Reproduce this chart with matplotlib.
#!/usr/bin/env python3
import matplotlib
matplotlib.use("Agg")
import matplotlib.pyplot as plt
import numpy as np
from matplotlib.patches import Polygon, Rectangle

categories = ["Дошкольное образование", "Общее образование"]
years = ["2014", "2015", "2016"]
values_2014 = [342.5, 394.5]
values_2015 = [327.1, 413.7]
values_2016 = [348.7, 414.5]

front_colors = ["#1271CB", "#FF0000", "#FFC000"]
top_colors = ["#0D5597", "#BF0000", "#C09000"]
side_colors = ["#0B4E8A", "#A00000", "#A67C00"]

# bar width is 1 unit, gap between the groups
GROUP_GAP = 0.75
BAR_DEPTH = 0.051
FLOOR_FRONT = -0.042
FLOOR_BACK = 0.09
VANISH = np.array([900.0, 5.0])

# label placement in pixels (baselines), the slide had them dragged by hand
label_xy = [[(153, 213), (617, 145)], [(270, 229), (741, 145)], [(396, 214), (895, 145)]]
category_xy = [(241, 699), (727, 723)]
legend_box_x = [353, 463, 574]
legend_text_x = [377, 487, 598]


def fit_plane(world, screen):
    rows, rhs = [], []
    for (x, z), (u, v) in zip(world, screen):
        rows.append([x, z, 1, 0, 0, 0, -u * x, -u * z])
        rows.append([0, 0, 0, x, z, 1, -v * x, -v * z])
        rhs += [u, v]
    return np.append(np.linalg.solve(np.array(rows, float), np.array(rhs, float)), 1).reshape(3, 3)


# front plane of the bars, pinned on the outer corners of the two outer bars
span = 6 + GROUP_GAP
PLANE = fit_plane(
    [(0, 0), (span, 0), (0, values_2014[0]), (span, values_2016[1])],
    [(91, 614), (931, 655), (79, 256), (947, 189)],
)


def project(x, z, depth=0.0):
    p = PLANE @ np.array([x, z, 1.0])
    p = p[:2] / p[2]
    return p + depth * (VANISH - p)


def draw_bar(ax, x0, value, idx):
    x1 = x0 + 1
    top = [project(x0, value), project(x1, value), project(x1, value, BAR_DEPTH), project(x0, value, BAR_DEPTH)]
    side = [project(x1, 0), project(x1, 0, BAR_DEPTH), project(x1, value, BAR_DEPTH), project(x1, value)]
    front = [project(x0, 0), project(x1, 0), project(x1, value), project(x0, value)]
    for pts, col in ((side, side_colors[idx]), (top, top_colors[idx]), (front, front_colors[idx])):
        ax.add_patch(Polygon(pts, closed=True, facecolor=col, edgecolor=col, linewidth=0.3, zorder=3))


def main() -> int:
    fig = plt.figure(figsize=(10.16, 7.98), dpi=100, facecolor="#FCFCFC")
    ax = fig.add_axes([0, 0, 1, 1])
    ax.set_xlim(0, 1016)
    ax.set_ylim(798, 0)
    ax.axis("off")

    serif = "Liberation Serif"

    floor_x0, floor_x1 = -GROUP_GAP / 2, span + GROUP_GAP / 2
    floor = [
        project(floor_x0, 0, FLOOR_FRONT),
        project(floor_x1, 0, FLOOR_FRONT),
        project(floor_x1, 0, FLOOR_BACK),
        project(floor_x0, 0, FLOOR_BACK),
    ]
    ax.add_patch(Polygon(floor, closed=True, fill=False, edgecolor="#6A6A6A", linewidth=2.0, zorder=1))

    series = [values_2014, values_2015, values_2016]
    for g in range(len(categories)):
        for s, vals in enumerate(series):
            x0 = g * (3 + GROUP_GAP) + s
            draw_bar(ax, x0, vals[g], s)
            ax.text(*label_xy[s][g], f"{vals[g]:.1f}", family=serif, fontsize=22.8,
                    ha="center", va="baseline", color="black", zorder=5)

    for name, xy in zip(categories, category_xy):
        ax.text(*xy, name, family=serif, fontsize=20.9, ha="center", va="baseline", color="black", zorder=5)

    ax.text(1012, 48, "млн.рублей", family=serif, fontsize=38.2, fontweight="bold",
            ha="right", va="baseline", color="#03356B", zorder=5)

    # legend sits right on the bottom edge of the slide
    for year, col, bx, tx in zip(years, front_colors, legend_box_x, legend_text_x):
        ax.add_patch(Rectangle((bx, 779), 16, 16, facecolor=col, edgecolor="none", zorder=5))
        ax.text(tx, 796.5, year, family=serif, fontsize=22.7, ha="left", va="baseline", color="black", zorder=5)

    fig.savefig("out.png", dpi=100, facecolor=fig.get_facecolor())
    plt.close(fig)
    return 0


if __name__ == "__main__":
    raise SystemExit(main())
________________________
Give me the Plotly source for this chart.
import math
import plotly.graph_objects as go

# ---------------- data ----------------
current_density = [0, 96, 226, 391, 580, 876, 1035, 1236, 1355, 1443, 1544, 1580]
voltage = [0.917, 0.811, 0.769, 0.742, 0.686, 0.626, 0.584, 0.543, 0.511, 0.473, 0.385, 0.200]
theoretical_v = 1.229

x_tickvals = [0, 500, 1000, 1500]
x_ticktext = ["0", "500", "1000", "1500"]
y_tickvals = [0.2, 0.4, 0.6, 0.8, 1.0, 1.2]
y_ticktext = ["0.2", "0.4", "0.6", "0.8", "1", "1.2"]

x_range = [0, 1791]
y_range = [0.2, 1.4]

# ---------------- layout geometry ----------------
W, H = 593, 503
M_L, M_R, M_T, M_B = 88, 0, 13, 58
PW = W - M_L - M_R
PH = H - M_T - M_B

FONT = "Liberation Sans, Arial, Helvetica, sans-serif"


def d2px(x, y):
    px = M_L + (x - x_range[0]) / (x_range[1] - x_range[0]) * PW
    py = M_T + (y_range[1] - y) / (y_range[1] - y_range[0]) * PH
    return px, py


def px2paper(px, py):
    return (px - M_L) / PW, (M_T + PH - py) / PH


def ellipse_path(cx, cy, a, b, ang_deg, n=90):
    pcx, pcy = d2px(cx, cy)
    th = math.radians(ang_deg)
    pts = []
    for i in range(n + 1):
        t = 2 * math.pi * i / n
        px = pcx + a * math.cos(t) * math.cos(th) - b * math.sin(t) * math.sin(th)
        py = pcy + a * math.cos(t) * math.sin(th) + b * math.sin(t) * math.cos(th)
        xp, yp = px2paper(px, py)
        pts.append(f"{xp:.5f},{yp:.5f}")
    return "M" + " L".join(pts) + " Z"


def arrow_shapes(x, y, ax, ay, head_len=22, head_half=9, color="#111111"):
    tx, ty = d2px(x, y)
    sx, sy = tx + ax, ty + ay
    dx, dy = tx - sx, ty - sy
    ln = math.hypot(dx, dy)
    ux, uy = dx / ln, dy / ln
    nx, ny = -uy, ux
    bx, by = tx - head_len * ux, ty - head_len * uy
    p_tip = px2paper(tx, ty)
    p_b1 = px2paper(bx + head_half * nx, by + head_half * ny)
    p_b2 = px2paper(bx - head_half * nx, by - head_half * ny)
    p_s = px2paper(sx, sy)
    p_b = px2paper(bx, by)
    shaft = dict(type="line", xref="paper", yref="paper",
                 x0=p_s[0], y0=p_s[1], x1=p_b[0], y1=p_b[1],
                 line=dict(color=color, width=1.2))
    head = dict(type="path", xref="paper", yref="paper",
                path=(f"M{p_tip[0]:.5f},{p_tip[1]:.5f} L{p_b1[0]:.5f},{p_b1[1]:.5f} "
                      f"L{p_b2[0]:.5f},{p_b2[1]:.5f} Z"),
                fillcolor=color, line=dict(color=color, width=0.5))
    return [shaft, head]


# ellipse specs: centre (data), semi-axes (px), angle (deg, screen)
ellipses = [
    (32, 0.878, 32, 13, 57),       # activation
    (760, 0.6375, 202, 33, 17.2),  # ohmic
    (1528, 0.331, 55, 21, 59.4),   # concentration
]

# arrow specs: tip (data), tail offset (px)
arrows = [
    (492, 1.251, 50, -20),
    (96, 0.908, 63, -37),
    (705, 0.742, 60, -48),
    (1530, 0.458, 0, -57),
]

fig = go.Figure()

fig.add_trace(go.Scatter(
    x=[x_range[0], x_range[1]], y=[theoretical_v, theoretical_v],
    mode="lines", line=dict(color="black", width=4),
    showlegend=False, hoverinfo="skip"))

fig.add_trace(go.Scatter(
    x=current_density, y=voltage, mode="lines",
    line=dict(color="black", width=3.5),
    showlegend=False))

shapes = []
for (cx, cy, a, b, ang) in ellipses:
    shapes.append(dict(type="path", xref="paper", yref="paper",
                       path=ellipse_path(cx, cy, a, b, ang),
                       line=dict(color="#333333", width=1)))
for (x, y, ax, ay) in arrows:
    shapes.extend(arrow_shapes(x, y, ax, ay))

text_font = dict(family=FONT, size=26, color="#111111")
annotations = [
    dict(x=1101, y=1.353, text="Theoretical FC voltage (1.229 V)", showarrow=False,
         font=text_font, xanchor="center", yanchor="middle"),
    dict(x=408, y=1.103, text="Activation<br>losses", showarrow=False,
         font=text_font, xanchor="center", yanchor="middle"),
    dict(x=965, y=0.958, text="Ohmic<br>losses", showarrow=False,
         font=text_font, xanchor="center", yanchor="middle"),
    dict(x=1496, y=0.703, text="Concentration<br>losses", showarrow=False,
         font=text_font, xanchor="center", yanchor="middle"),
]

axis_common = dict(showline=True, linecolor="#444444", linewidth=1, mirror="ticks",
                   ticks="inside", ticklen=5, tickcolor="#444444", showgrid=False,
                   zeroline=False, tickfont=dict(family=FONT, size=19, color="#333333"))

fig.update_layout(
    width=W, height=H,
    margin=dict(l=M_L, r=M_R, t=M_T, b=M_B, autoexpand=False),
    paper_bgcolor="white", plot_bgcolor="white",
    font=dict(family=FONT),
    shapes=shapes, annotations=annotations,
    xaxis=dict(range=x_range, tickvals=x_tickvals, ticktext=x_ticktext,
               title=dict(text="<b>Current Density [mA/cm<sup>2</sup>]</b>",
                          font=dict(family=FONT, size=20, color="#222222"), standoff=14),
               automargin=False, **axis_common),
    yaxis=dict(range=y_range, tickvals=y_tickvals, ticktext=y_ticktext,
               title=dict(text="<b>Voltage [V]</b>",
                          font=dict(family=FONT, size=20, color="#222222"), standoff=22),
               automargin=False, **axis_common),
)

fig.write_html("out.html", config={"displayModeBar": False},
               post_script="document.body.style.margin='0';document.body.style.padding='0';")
________________________
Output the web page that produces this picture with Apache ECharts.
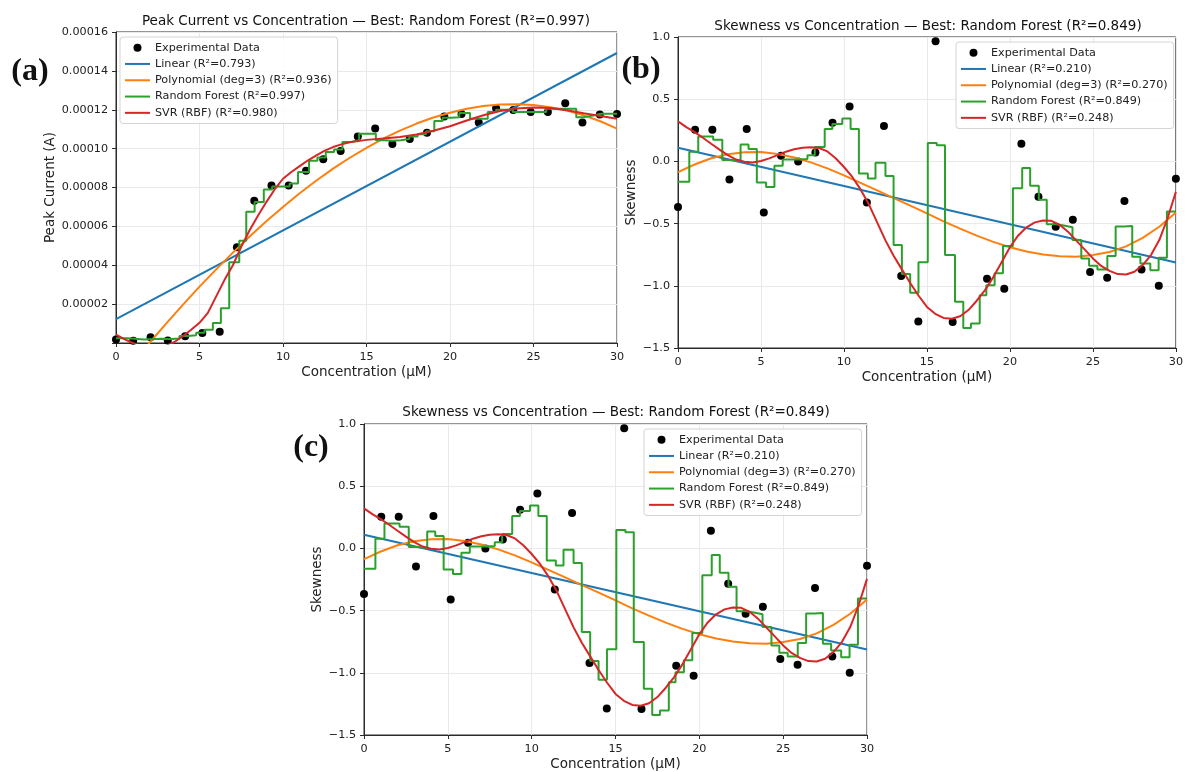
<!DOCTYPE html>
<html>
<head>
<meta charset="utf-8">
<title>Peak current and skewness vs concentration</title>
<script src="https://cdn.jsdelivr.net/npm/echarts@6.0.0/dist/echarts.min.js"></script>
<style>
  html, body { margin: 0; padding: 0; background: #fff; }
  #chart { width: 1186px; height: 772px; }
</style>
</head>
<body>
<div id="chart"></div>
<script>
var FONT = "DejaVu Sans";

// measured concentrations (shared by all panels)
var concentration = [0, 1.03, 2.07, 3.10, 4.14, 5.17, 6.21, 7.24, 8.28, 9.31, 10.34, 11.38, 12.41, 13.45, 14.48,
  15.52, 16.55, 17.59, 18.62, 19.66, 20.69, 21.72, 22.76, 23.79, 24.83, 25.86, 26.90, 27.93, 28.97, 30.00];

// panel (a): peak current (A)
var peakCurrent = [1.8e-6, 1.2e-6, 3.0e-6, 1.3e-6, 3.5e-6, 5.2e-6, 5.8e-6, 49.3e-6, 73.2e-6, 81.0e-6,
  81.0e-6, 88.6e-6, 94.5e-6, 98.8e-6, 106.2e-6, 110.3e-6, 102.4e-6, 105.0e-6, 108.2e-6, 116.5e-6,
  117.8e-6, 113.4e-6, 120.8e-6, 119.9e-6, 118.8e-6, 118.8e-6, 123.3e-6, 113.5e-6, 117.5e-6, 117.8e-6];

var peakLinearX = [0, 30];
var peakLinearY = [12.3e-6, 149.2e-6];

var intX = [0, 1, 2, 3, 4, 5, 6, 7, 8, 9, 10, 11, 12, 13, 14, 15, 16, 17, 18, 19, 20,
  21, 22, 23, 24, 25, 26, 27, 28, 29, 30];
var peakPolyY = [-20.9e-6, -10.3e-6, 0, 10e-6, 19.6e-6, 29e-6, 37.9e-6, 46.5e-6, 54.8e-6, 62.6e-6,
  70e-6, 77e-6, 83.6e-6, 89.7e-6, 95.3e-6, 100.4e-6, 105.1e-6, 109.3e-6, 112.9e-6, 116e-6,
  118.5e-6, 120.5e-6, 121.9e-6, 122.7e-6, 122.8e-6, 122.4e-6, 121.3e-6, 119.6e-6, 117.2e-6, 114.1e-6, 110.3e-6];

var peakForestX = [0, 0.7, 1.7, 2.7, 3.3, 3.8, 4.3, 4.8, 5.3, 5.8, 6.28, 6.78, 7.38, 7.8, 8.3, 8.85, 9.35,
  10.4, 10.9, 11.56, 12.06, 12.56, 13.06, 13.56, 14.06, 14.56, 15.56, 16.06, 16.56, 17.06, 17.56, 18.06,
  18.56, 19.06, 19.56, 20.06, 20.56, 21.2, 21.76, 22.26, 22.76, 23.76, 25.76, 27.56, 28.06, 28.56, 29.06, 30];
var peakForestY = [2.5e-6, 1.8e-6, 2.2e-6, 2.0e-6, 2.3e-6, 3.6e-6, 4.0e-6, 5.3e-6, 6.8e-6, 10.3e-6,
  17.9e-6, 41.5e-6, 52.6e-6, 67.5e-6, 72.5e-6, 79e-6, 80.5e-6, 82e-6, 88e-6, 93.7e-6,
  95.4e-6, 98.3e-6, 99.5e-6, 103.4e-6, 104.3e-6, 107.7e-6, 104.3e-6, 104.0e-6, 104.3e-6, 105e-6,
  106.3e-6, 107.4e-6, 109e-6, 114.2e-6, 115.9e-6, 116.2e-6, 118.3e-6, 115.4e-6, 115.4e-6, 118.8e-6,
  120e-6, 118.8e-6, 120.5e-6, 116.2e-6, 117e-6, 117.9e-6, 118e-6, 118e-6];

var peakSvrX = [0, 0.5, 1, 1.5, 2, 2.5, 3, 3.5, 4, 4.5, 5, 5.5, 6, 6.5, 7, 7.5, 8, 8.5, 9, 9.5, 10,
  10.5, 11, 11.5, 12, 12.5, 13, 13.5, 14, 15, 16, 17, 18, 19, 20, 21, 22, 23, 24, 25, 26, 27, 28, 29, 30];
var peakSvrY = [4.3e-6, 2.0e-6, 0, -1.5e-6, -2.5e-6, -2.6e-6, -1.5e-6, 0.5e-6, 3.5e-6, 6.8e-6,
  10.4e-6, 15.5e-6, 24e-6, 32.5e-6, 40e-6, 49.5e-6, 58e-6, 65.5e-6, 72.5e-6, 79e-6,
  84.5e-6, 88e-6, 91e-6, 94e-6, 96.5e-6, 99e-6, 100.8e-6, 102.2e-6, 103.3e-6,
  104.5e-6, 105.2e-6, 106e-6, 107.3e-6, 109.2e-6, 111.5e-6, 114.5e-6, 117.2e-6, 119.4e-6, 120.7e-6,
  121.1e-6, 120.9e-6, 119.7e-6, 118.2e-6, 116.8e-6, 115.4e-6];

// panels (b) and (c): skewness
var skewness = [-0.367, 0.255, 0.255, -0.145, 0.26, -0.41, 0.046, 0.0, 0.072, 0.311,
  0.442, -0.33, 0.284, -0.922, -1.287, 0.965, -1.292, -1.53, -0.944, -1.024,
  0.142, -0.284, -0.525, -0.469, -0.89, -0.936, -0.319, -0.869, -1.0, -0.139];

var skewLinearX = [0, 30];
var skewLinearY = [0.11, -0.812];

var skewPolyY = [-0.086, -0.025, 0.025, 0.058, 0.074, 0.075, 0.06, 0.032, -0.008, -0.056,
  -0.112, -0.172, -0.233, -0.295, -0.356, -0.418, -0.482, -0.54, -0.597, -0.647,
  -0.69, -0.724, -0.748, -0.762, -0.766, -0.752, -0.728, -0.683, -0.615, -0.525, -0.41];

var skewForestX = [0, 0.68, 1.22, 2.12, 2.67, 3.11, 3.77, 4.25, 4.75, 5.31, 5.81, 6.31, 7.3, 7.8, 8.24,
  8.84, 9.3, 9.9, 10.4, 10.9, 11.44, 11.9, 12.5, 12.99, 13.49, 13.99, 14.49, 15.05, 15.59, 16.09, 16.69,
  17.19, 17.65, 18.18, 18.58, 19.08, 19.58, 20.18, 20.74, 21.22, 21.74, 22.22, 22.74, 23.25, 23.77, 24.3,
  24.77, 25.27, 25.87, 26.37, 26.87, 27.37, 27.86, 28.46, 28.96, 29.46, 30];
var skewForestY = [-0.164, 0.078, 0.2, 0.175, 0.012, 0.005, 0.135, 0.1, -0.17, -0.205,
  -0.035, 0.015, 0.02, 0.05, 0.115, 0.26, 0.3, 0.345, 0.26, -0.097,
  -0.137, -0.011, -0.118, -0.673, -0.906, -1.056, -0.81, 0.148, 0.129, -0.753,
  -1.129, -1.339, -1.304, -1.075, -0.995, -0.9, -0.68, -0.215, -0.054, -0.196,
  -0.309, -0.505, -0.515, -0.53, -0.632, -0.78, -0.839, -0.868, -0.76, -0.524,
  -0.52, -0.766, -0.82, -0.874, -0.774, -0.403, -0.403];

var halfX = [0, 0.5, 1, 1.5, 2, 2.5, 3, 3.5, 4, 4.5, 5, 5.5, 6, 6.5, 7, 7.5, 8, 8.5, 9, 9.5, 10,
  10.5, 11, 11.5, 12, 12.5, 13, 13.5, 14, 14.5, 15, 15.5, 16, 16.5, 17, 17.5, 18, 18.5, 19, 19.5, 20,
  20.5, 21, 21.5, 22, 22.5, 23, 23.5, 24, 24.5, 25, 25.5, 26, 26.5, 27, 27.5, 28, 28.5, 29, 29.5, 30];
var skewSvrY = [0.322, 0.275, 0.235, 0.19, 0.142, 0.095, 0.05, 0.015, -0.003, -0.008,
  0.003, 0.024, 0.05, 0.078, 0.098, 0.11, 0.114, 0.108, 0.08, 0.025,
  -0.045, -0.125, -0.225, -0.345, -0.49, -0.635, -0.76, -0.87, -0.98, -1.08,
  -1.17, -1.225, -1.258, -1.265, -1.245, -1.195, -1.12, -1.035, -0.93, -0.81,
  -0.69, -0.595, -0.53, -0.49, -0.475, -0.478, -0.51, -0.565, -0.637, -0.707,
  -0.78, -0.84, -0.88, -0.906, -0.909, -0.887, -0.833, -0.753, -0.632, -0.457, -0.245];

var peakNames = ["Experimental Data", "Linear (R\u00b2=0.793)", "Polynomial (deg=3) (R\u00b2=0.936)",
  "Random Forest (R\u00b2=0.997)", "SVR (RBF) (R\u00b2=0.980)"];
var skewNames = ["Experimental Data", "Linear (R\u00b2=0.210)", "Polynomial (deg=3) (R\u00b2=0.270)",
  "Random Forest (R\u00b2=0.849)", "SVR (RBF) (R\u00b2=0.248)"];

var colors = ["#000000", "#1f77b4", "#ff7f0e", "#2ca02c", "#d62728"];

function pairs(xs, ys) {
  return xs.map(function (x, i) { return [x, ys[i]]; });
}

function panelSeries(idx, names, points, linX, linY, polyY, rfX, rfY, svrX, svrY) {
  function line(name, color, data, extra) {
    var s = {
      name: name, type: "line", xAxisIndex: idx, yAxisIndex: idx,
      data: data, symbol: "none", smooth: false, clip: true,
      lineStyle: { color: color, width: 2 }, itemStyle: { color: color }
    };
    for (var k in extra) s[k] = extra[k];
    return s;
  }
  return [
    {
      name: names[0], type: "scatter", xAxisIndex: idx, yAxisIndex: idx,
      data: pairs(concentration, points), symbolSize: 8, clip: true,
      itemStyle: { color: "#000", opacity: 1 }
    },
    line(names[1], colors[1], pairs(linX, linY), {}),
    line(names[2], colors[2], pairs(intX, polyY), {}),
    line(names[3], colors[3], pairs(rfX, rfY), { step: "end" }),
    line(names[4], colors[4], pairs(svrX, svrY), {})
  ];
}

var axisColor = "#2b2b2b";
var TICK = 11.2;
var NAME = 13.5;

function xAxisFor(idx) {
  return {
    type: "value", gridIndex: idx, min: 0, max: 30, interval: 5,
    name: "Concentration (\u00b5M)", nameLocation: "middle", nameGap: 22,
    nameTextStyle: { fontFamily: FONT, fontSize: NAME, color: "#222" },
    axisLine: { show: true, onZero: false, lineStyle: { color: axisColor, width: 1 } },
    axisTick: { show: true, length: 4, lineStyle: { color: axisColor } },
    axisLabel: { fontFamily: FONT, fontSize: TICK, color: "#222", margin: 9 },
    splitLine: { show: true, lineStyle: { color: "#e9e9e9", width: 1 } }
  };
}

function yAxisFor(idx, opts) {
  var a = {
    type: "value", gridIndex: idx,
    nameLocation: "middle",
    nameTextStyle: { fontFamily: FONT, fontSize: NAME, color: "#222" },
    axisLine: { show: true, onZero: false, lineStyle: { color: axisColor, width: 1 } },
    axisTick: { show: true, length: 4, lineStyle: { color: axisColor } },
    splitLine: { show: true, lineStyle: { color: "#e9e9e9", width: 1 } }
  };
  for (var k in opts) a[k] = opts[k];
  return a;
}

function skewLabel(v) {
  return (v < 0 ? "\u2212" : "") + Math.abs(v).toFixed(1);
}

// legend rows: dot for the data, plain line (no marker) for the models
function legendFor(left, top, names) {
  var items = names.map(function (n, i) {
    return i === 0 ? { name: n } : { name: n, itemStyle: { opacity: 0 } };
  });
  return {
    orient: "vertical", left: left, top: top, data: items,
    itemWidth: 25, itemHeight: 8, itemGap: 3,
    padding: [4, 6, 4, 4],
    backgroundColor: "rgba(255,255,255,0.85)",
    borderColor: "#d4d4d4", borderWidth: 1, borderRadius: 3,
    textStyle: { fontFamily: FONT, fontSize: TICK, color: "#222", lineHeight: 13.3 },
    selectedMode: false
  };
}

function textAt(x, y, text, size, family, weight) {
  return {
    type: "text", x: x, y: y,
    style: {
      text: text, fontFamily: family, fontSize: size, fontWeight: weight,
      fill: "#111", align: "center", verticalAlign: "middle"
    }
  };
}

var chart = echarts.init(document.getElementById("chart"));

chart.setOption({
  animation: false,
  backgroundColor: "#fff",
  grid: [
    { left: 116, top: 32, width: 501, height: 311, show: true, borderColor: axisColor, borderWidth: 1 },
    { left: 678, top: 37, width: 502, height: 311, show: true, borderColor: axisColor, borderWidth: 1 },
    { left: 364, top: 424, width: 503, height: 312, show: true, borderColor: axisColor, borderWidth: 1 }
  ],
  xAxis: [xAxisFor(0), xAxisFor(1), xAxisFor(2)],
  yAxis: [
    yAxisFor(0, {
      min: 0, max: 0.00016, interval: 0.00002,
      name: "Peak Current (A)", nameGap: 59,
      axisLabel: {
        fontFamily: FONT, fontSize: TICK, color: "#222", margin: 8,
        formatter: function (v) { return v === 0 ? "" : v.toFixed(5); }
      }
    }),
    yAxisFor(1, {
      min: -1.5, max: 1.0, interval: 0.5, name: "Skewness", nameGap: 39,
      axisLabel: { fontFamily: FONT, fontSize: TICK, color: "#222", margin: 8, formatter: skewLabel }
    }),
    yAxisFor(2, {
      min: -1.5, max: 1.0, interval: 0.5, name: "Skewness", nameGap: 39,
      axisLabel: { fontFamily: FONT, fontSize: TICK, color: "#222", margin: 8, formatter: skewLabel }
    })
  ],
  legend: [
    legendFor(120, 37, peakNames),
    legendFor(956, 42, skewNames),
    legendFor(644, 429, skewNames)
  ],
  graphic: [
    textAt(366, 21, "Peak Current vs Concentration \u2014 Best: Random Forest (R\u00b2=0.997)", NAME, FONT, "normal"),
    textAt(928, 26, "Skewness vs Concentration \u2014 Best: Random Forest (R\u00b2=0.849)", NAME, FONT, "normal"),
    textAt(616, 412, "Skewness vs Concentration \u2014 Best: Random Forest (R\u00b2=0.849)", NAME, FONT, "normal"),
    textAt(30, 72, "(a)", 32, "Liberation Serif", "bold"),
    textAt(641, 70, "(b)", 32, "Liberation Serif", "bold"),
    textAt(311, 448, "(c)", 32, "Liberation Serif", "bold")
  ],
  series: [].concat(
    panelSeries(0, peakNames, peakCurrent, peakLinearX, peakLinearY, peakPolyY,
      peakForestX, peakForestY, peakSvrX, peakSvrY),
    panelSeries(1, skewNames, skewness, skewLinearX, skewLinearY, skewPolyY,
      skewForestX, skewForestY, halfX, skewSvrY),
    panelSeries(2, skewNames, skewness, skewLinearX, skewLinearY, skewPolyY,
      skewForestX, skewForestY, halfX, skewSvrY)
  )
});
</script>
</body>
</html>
________________________
From the records above, copy only the lines running from the line containing "Output the web" to the line containing "117.2e-6, 114.1e-6, 110.3e-6];", both ends included. Leave the pictures out.

Output the web page that produces this picture with Apache ECharts.
<!DOCTYPE html>
<html>
<head>
<meta charset="utf-8">
<title>Peak current and skewness vs concentration</title>
<script src="https://cdn.jsdelivr.net/npm/echarts@6.0.0/dist/echarts.min.js"></script>
<style>
  html, body { margin: 0; padding: 0; background: #fff; }
  #chart { width: 1186px; height: 772px; }
</style>
</head>
<body>
<div id="chart"></div>
<script>
var FONT = "DejaVu Sans";

// measured concentrations (shared by all panels)
var concentration = [0, 1.03, 2.07, 3.10, 4.14, 5.17, 6.21, 7.24, 8.28, 9.31, 10.34, 11.38, 12.41, 13.45, 14.48,
  15.52, 16.55, 17.59, 18.62, 19.66, 20.69, 21.72, 22.76, 23.79, 24.83, 25.86, 26.90, 27.93, 28.97, 30.00];

// panel (a): peak current (A)
var peakCurrent = [1.8e-6, 1.2e-6, 3.0e-6, 1.3e-6, 3.5e-6, 5.2e-6, 5.8e-6, 49.3e-6, 73.2e-6, 81.0e-6,
  81.0e-6, 88.6e-6, 94.5e-6, 98.8e-6, 106.2e-6, 110.3e-6, 102.4e-6, 105.0e-6, 108.2e-6, 116.5e-6,
  117.8e-6, 113.4e-6, 120.8e-6, 119.9e-6, 118.8e-6, 118.8e-6, 123.3e-6, 113.5e-6, 117.5e-6, 117.8e-6];

var peakLinearX = [0, 30];
var peakLinearY = [12.3e-6, 149.2e-6];

var intX = [0, 1, 2, 3, 4, 5, 6, 7, 8, 9, 10, 11, 12, 13, 14, 15, 16, 17, 18, 19, 20,
  21, 22, 23, 24, 25, 26, 27, 28, 29, 30];
var peakPolyY = [-20.9e-6, -10.3e-6, 0, 10e-6, 19.6e-6, 29e-6, 37.9e-6, 46.5e-6, 54.8e-6, 62.6e-6,
  70e-6, 77e-6, 83.6e-6, 89.7e-6, 95.3e-6, 100.4e-6, 105.1e-6, 109.3e-6, 112.9e-6, 116e-6,
  118.5e-6, 120.5e-6, 121.9e-6, 122.7e-6, 122.8e-6, 122.4e-6, 121.3e-6, 119.6e-6, 117.2e-6, 114.1e-6, 110.3e-6];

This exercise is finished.